Hrm, I was thinking more about well choreographed fight scenes than modern frantic pacing.

I ... kind of lost my own train of thought and didn't really directly reply sensibly to your comment, sorry.

I went off into how a bunch (not all, but a good deal) of modern fight choreography has basically been ruined by both the fighters and the camera being able to be fully digital.... and forgot to write that part, lol.

Whole lotta stuff is a comic book fights now, uses cartoon logic, isn't visceral and technical, isn't compelling if you've ever been in a real fight.


... anyway, the modern frantic pacing of everything is done basically because a rapid, jarring scene transition catches your eyes when you, who have a negative attention span due to brainrot, are about to look away.
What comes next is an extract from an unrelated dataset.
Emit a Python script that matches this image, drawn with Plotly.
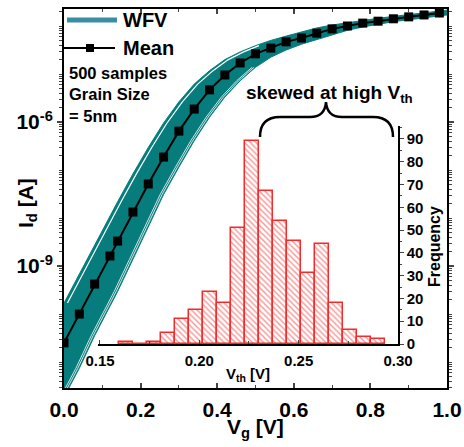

So, in one sense, they are achieving their goal, keeping the attention of those with no ability to focus... but in another way... there is no meaning they wish to convey.

There's no real message to slop.

But when you firehose it very fast, in high volumes and vibrant colors... well it does hold a lot of people's attention very well.


So, given my previous definition of art, and hyperfrantic pacing for a dumb story full of plot holes, that move so fast you can't keep up with them visually or conceptually... where that is the point, to be a slop-hose of meaninglessness?

I think I would call that Anti-Art.

Worse than 'bad' art. It is its antithesis.